Meek enough to be called meek (and other things) by French President Sarkozy:
The American President's call "to free the world of the menace of a nuclear nightmare" was hot air, Mr Sarkozy's diplomatic staff told him in a report. "It was rhetoric – not a speech on American security policy but an export model aimed at improving the image of the United States," they said. Most of Mr Obama's proposals had already been made by the Bush administration and Washington was dragging its feet on disarmament and treaties against nuclear proliferation, the leaked report said.
Personal pique and French politics are also behind the souring of Mr Sarkozy's self-promoted honeymoon with the United States. On the personal side, the French President is needled by the adulation for an unproven US leader whose stardom has eclipsed what he sees as his established record as a world troubleshooter. "The President is annoyed by what he sees as the naivety and the herd mentality of the media," said a journalist who is privy to Elysée thinking.

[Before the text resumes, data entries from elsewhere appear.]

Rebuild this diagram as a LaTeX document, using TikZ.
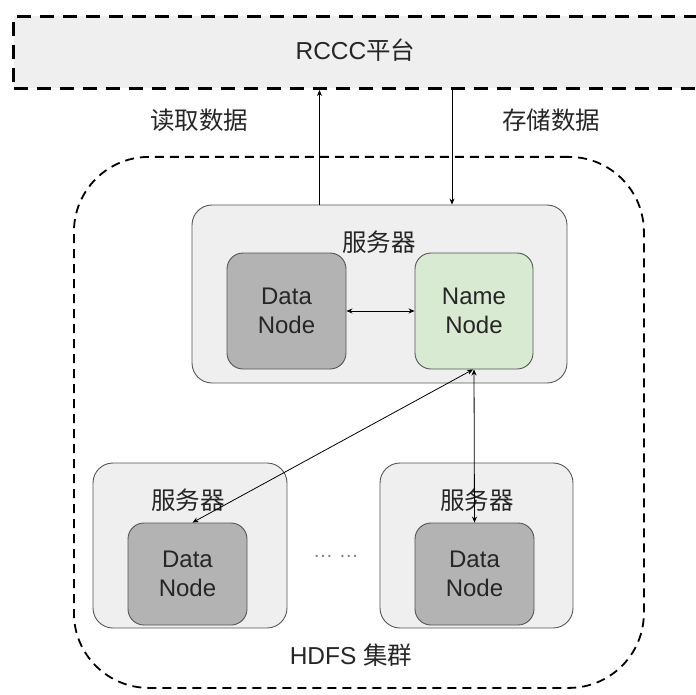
\documentclass[tikz,border=0pt]{standalone}
\usepackage{fontspec}
\setmainfont{Liberation Sans}
\newfontfamily\cjk{Noto Sans CJK SC}
\usetikzlibrary{arrows.meta}
\definecolor{boxgray}{HTML}{EFEFEF}
\definecolor{dngray}{HTML}{B3B3B3}
\definecolor{nngreen}{HTML}{D9EAD3}
\definecolor{edgegray}{HTML}{555555}
\tikzset{
  server/.style={draw=edgegray, line width=0.9pt, fill=boxgray, rounded corners=20pt, inner sep=0pt},
  dnbox/.style={draw=edgegray, line width=0.9pt, fill=dngray, rounded corners=16pt, inner sep=0pt,
    align=center, font=\fontsize{24}{29}\selectfont, text=black!85},
  nnbox/.style={dnbox, fill=nngreen},
  lbl/.style={inner sep=0pt, font=\fontsize{24.5}{28}\selectfont\cjk, text=black!85},
  arr/.style={line width=0.8pt, -{Stealth[length=6pt,width=5pt]}},
  darr/.style={line width=0.8pt, {Stealth[length=6pt,width=5pt]}-{Stealth[length=6pt,width=5pt]}},
}
\begin{document}
\begin{tikzpicture}[x=1pt,y=-1pt]
\useasboundingbox (0,0) rectangle (695,695);
% top platform box (extends past right edge)
\node[draw=black, fill=boxgray, line width=3pt, dash pattern=on 14pt off 9pt,
      minimum width=720pt, minimum height=72pt, inner sep=0pt, anchor=north west] (rccc) at (12,15) {};
\node[inner sep=0pt, text=black!85, font=\fontsize{24.5}{28}\selectfont] (rccct) at (355.5,50) {RCCC{\cjk 平台}};
% HDFS cluster
\node[draw=black, line width=1.8pt, dash pattern=on 9pt off 6pt, rounded corners=75pt,
      minimum width=570pt, minimum height=531pt, inner sep=0pt, anchor=north west] (hdfs) at (73,156) {};
% top server
\node[server, minimum width=375pt, minimum height=178pt] (srv1) at (379.5,294) {};
\node[lbl] (srv1l) at (379,242) {服务器};
\node[dnbox, minimum width=119pt, minimum height=116pt] (dn1) at (286.5,311) {Data\\Node};
\node[nnbox, minimum width=118pt, minimum height=116pt] (nn) at (474,311) {Name\\Node};
% bottom servers
\node[server, minimum width=194pt, minimum height=165pt] (srv2) at (190,545.5) {};
\node[lbl] (srv2l) at (188,500) {服务器};
\node[dnbox, minimum width=119pt, minimum height=102pt] (dn2) at (187.5,574) {Data\\Node};
\node[server, minimum width=193pt, minimum height=165pt] (srv3) at (476.5,545.5) {};
\node[lbl] (srv3l) at (477,500) {服务器};
\node[dnbox, minimum width=119pt, minimum height=102pt] (dn3) at (474.5,574) {Data\\Node};
% texts
\node[inner sep=0pt, text=gray, font=\fontsize{20}{22}\selectfont] (dots) at (336,556) {… …};
\node[inner sep=0pt, text=black!85, font=\fontsize{24.5}{28}\selectfont] (hdfsl) at (351,655) {HDFS {\cjk 集群}};
\node[lbl] (read) at (199,120) {读取数据};
\node[lbl] (store) at (551,120) {存储数据};
% connectors
\draw[arr] ([xshift=-60pt]srv1.north) -- ([xshift=-60pt]srv1.north |- rccc.south);
\draw[arr] ([xshift=72.5pt]srv1.north |- rccc.south) -- ([xshift=72.5pt]srv1.north);
\draw[darr] (dn1.east) -- (nn.west);
\draw[darr] ([xshift=-1pt]nn.south) -- ([xshift=5pt]dn2.north);
\draw[darr] (nn.south) -- (dn3.north);
\end{tikzpicture}
\end{document}
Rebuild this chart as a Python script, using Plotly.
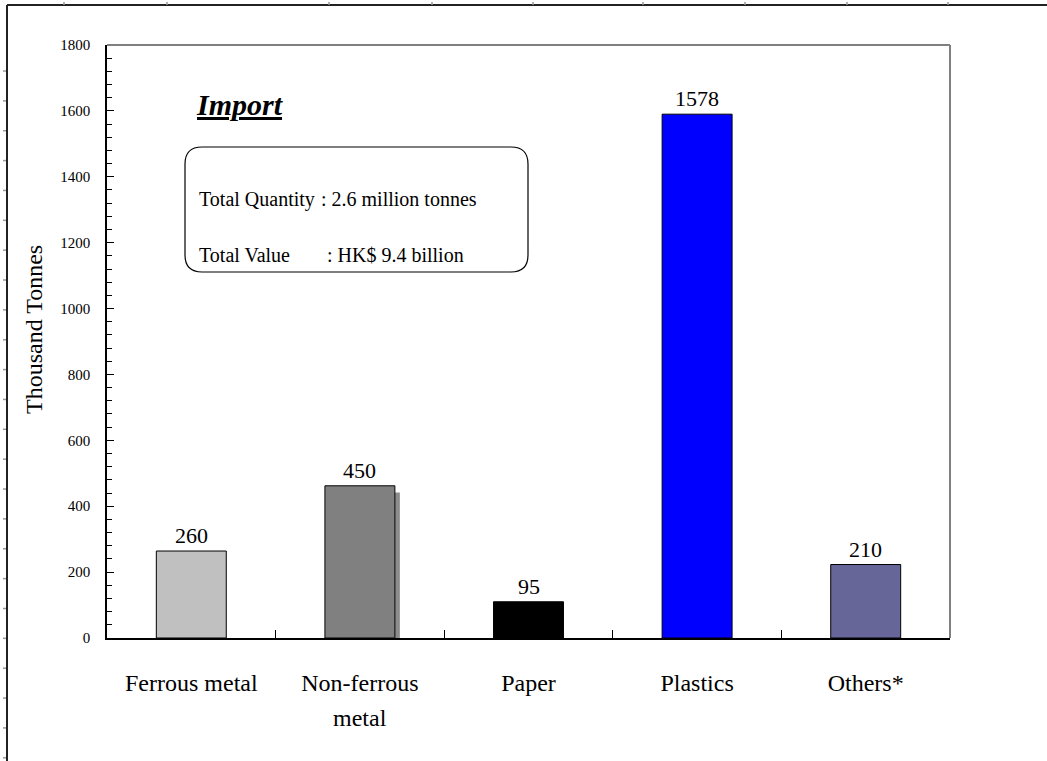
import plotly.graph_objects as go

# ---- data ----
categories = ["Ferrous metal", "Non-ferrous metal", "Paper", "Plastics", "Others*"]
label_line1 = ["Ferrous metal", "Non-ferrous", "Paper", "Plastics", "Others*"]
label_line2 = ["", "metal", "", "", ""]
bar_heights = [264, 462, 110, 1590, 223]      # bar tops as drawn in the picture
value_labels = ["260", "450", "95", "1578", "210"]  # printed data labels
bar_colors = ["#C0C0C0", "#808080", "#000000", "#0000FF", "#666699"]
y_ticks = [0, 200, 400, 600, 800, 1000, 1200, 1400, 1600, 1800]

title_text = "Import"
info_labels = ["Total Quantity", "Total Value"]
info_values = [": 2.6 million tonnes", ": HK$ 9.4 billion"]
y_title = "Thousand Tonnes"

# ---- layout geometry (pixels) ----
W, H = 1047, 761
L, R, T, B = 107, 950, 45, 638
FONT = "Liberation Serif, Times New Roman, serif"


def px(x):
    return (x - L) / (R - L)


def py(y):
    return (B - y) / (B - T)


fig = go.Figure()
fig.add_trace(go.Bar(
    x=categories, y=bar_heights,
    marker=dict(color=bar_colors, line=dict(color="#000000", width=1)),
    width=0.415, hoverinfo="x+y",
))

annotations = []
# value labels
for c, v, t in zip(categories, bar_heights, value_labels):
    annotations.append(dict(x=c, y=v, xref="x", yref="y", text=t,
                            showarrow=False, yanchor="bottom", yshift=1,
                            font=dict(family=FONT, size=22, color="#000")))
# second line of category labels
for c, t in zip(categories, label_line2):
    if t:
        annotations.append(dict(x=c, y=py(718), xref="x", yref="paper", text=t,
                                showarrow=False, yanchor="middle",
                                font=dict(family=FONT, size=24, color="#000")))
# Import title
annotations.append(dict(x=px(194), y=py(104), xref="paper", yref="paper",
                        text="<b><i><u>%s</u></i></b>" % title_text, showarrow=False,
                        xanchor="left", yanchor="middle",
                        font=dict(family=FONT, size=30, color="#000")))
# info box text
for i, (lab, val) in enumerate(zip(info_labels, info_values)):
    yy = [199, 255][i]
    annotations.append(dict(x=px(197), y=py(yy), xref="paper", yref="paper", text=lab,
                            showarrow=False, xanchor="left", yanchor="middle",
                            font=dict(family=FONT, size=20, color="#000")))
    annotations.append(dict(x=px([319, 325][i]), y=py(yy), xref="paper", yref="paper", text=val,
                            showarrow=False, xanchor="left", yanchor="middle",
                            font=dict(family=FONT, size=20, color="#000")))
# y-axis title
annotations.append(dict(x=px(34), y=py(330), xref="paper", yref="paper", text=y_title,
                        textangle=-90, showarrow=False, xanchor="center", yanchor="middle",
                        font=dict(family=FONT, size=24, color="#000")))

shapes = []
# small gray strip beside the non-ferrous bar (rendering artefact in original)
shapes.append(dict(type="rect", xref="x", yref="y", x0=1.2075, x1=1.237,
                   y0=0, y1=bar_heights[1] - 20, fillcolor="#8c8c8c",
                   line=dict(width=0), layer="below"))
# rounded info box
x0, x1, y0, y1, r = 185, 528, 147, 272, 17
pts = ("M {a},{b} L {c},{b} Q {d},{b} {d},{e} L {d},{f} Q {d},{g} {c},{g} "
       "L {a},{g} Q {h},{g} {h},{f} L {h},{e} Q {h},{b} {a},{b} Z").format(
    a=px(x0 + r), b=py(y0), c=px(x1 - r), d=px(x1), e=py(y0 + r),
    f=py(y1 - r), g=py(y1), h=px(x0))
shapes.append(dict(type="path", path=pts, xref="paper", yref="paper",
                   line=dict(color="#000", width=1.2), fillcolor="rgba(0,0,0,0)"))
# plot frame top/right (gray)
shapes.append(dict(type="line", xref="paper", yref="paper", x0=0, x1=1, y0=1, y1=1,
                   line=dict(color="#808080", width=2)))
shapes.append(dict(type="line", xref="paper", yref="paper", x0=1, x1=1, y0=0, y1=1,
                   line=dict(color="#808080", width=2)))
# outer document frame
shapes.append(dict(type="line", xref="paper", yref="paper", x0=px(7), x1=px(7),
                   y0=py(5), y1=py(H + 5), line=dict(color="#222", width=2)))
shapes.append(dict(type="line", xref="paper", yref="paper", x0=px(7), x1=px(W + 5),
                   y0=py(5), y1=py(5), line=dict(color="#222", width=2)))
for tx in [64, 167, 329, 432, 533, 643, 745, 847, 948]:
    shapes.append(dict(type="line", xref="paper", yref="paper", x0=px(tx), x1=px(tx),
                       y0=py(2), y1=py(5), line=dict(color="#999", width=1.5)))
k = 0
while 71 + k * 29.86 < H:
    ty = 71 + k * 29.86
    shapes.append(dict(type="line", xref="paper", yref="paper", x0=px(3), x1=px(6),
                       y0=py(ty), y1=py(ty), line=dict(color="#999", width=1.5)))
    k += 1

fig.update_layout(
    width=W, height=H,
    margin=dict(l=L, r=W - R, t=T, b=H - B, pad=0),
    paper_bgcolor="white", plot_bgcolor="white",
    showlegend=False,
    font=dict(family=FONT, color="#000"),
    annotations=annotations, shapes=shapes,
    xaxis=dict(type="category", showline=True, linecolor="#000", linewidth=1.5,
               ticks="inside", ticklen=8, tickcolor="#000", tickson="boundaries",
               tickvals=categories, ticktext=label_line1, ticklabelstandoff=22,
               tickfont=dict(family=FONT, size=24, color="#000"),
               showgrid=False, zeroline=False, range=[-0.5, 4.5], fixedrange=True),
    yaxis=dict(range=[0, 1800], tickvals=y_ticks, showline=True, linecolor="#000",
               linewidth=1.5, ticks="inside", ticklen=7, tickcolor="#000",
               minor=dict(ticks="inside", ticklen=5, dtick=40, tickcolor="#000", showgrid=False),
               ticklabelstandoff=12, tickfont=dict(family=FONT, size=15, color="#000"),
               showgrid=False, zeroline=False, fixedrange=True),
)

fig.write_html("out.html")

Mr Sarkozy has put out a version of the proceedings at the London G20 economic summit which casts him as hero, in the classic French role of intransigent defender of principle in the face of the American steamroller. This is to counter last week's reports of Mr Obama saving the day by persuading President Hu of China to accept Mr Sarkozy's demands for naming tax havens.
According to the leaks, Mr Sarkozy shamed Mr Obama into intervening: "You were elected to build a new world. Tax havens are the embodiment of the old world," he is quoted as saying. He also reprimanded Mr Obama for setting US goals for climate change that were inferior to Europe's, according to his staff.
Again, according to the Sarkozy version, at the Nato summit in Strasbourg, Mr Obama was meekly yielding to Turkey's refusal to endorse Anders Fogh Rasmussen as the alliance's new Secretary-General. It took pressure from Mr Sarkozy and Chancellor Merkel of Germany to stiffen him up and change his mind, say the French.
Being called meek by the French has got to be a new low... and of course, the problem is, they're freakin' right.
Sigh.
Perhaps we can meek the Jihadists to death, someway, somehow.